Je me rappelle le jour où, dans le couloir de l’hôtel, je me dirigeais vers l’ascenseur avec Robert Hakim - il était très poli et ne vous raccompagnait pas seulement à sa porte, mais jusqu’à l’ascenseur. Il me dit : « Joe, rappelez-vous que je suis très riche et que je ne suis pas obligé de faire ce qui ne me plaît pas. Je ne suis pas obligé de produire ce film avec ce scénario. » Je lui répondis : « Robert, rappelez-vous que je suis très pauvre et que je ne pas non plus obligé de faire ce qui ne me plaît pas. Et je ne veux pas tourner le scénario dont vous parlez. » 

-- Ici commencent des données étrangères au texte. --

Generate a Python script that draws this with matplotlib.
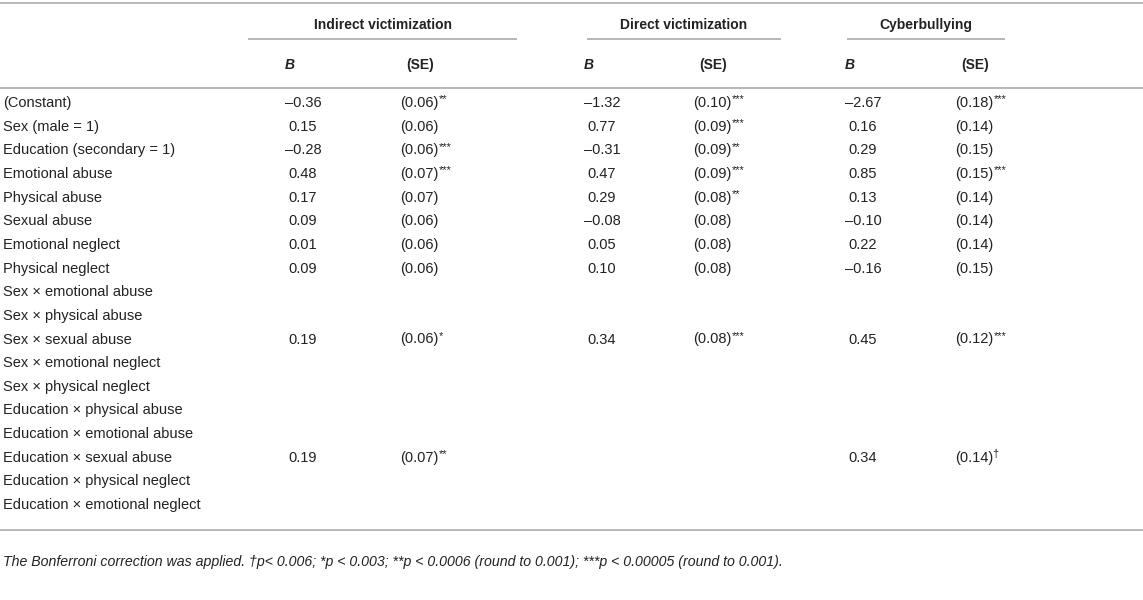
import matplotlib
matplotlib.use("Agg")
import matplotlib.pyplot as plt

plt.rcParams["font.family"] = ["Liberation Sans", "DejaVu Sans"]

# DATA
row_labels = [
    "(Constant)",
    "Sex (male = 1)",
    "Education (secondary = 1)",
    "Emotional abuse",
    "Physical abuse",
    "Sexual abuse",
    "Emotional neglect",
    "Physical neglect",
    "Sex × emotional abuse",
    "Sex × physical abuse",
    "Sex × sexual abuse",
    "Sex × emotional neglect",
    "Sex × physical neglect",
    "Education × physical abuse",
    "Education × emotional abuse",
    "Education × sexual abuse",
    "Education × physical neglect",
    "Education × emotional neglect",
]

groups = ["Indirect victimization", "Direct victimization", "Cyberbullying"]

indirect_b = [-0.36, 0.15, -0.28, 0.48, 0.17, 0.09, 0.01, 0.09, None, None,
              0.19, None, None, None, None, 0.19, None, None]
indirect_se = [0.06, 0.06, 0.06, 0.07, 0.07, 0.06, 0.06, 0.06, None, None,
               0.06, None, None, None, None, 0.07, None, None]
indirect_sig = ["**", "", "***", "***", "", "", "", "", "", "",
                "*", "", "", "", "", "**", "", ""]

direct_b = [-1.32, 0.77, -0.31, 0.47, 0.29, -0.08, 0.05, 0.10, None, None,
            0.34, None, None, None, None, None, None, None]
direct_se = [0.10, 0.09, 0.09, 0.09, 0.08, 0.08, 0.08, 0.08, None, None,
             0.08, None, None, None, None, None, None, None]
direct_sig = ["***", "***", "**", "***", "**", "", "", "", "", "",
              "***", "", "", "", "", "", "", ""]

cyber_b = [-2.67, 0.16, 0.29, 0.85, 0.13, -0.10, 0.22, -0.16, None, None,
           0.45, None, None, None, None, 0.34, None, None]
cyber_se = [0.18, 0.14, 0.15, 0.15, 0.14, 0.14, 0.14, 0.15, None, None,
            0.12, None, None, None, None, 0.14, None, None]
cyber_sig = ["***", "", "", "***", "", "", "", "", "", "",
             "***", "", "", "", "", "†", "", ""]

footnote = ("The Bonferroni correction was applied. †p< 0.006; *p < 0.003; "
            "**p < 0.0006 (round to 0.001); ***p < 0.00005 (round to 0.001).")

# LAYOUT (pixels)
W, H = 1143, 600
b_centers = [303, 602, 863]
se_lefts = [400, 693, 955]
underlines = [(248, 517), (587, 781), (847, 1005)]
row_y0, row_dy = 103, 23.65
fs = 10.5
fs_head = 10
line_col = "#b8b8b8"
txt_col = "#222222"


def fmt(v):
    s = f"{abs(v):.2f}"
    return "–" + s if v < 0 else s


fig = plt.figure(figsize=(W / 100, H / 100), dpi=100)
ax = fig.add_axes([0, 0, 1, 1])
ax.set_xlim(0, W)
ax.set_ylim(H, 0)
ax.axis("off")
renderer = fig.canvas.get_renderer()

# rules
for y in [3, 88, 530]:
    ax.plot([0, W], [y, y], color=line_col, lw=1.4, solid_capstyle="butt")

for (x0, x1), name in zip(underlines, groups):
    ax.plot([x0, x1], [39, 39], color=line_col, lw=1.4, solid_capstyle="butt")
    ax.text((x0 + x1) / 2, 25, name, ha="center", va="center",
            fontsize=fs_head, fontweight="bold", color=txt_col)

for bc, sl in zip(b_centers, se_lefts):
    ax.text(bc - 13, 65, "B", ha="center", va="center", fontsize=fs_head,
            fontweight="bold", fontstyle="italic", color=txt_col)
    ax.text(sl + 20, 65, "(SE)", ha="center", va="center", fontsize=fs_head,
            fontweight="bold", color=txt_col)

inv = ax.transData.inverted()
cols = [(indirect_b, indirect_se, indirect_sig),
        (direct_b, direct_se, direct_sig),
        (cyber_b, cyber_se, cyber_sig)]

for i, label in enumerate(row_labels):
    y = row_y0 + i * row_dy
    ax.text(3, y, label, ha="left", va="center", fontsize=fs, color=txt_col)
    for (bs, ses, sigs), bc, sl in zip(cols, b_centers, se_lefts):
        if bs[i] is not None:
            ax.text(bc, y, fmt(bs[i]), ha="center", va="center",
                    fontsize=fs, color=txt_col)
        if ses[i] is not None:
            t = ax.text(sl, y, f"({ses[i]:.2f})", ha="left", va="center",
                        fontsize=fs, color=txt_col)
            if sigs[i]:
                bb = t.get_window_extent(renderer)
                xr = inv.transform((bb.x1, bb.y1))[0]
                # dagger glyph carries its own side bearing
                dx = -1.5 if sigs[i] == "†" else 0.5
                ax.text(xr + dx, y - 3.5, sigs[i], ha="left", va="center",
                        fontsize=fs * 0.75, color=txt_col)

ax.text(3, 562, footnote, ha="left", va="center", fontsize=10.2,
        fontstyle="italic", color=txt_col)

fig.savefig("out.png", dpi=100)
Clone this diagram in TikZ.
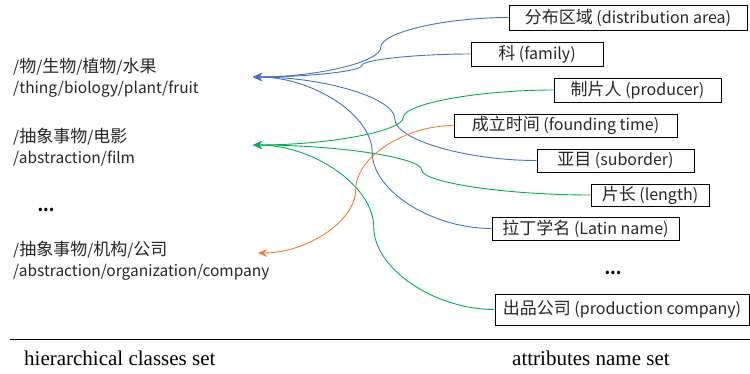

Il y a donc une espèce de terreur qui est lié au renoncement à un grand nombre de garanties qui faisaient partie de notre société sans rien avoir pour les remplacer, parce que la société, elle, n’a pas changé et que nous rejetons les garanties mêmes dont nous avons besoin. Et je ne puis échapper à cette panique que dans le travail. Cela vient peut-être d’une éthique du travail transmise par une éducation puritaine, je ne sais. Je suis un peu perdu, et c’est comme si ma vie n’avait pas de sens, comme si je n’avais rien réussi, et je ressens le passage du temps, de ma santé, comme un fardeau ou comme une faute. 
       
… il est clair que la femme n’avait alors - et c’est toujours en grande partie vrai - qu’une seule arme, le sexe. Si elle veut faire carrière, ou si elle veut avoir une vie stable, ou si elle veut vivre en marge, quelle que soit sa vie qu’elle choisit, elle la réalise par le sexe, d’une façon ou d’une autre, qu’elle utilise sa sexualité ou qu’elle refuse de le faire.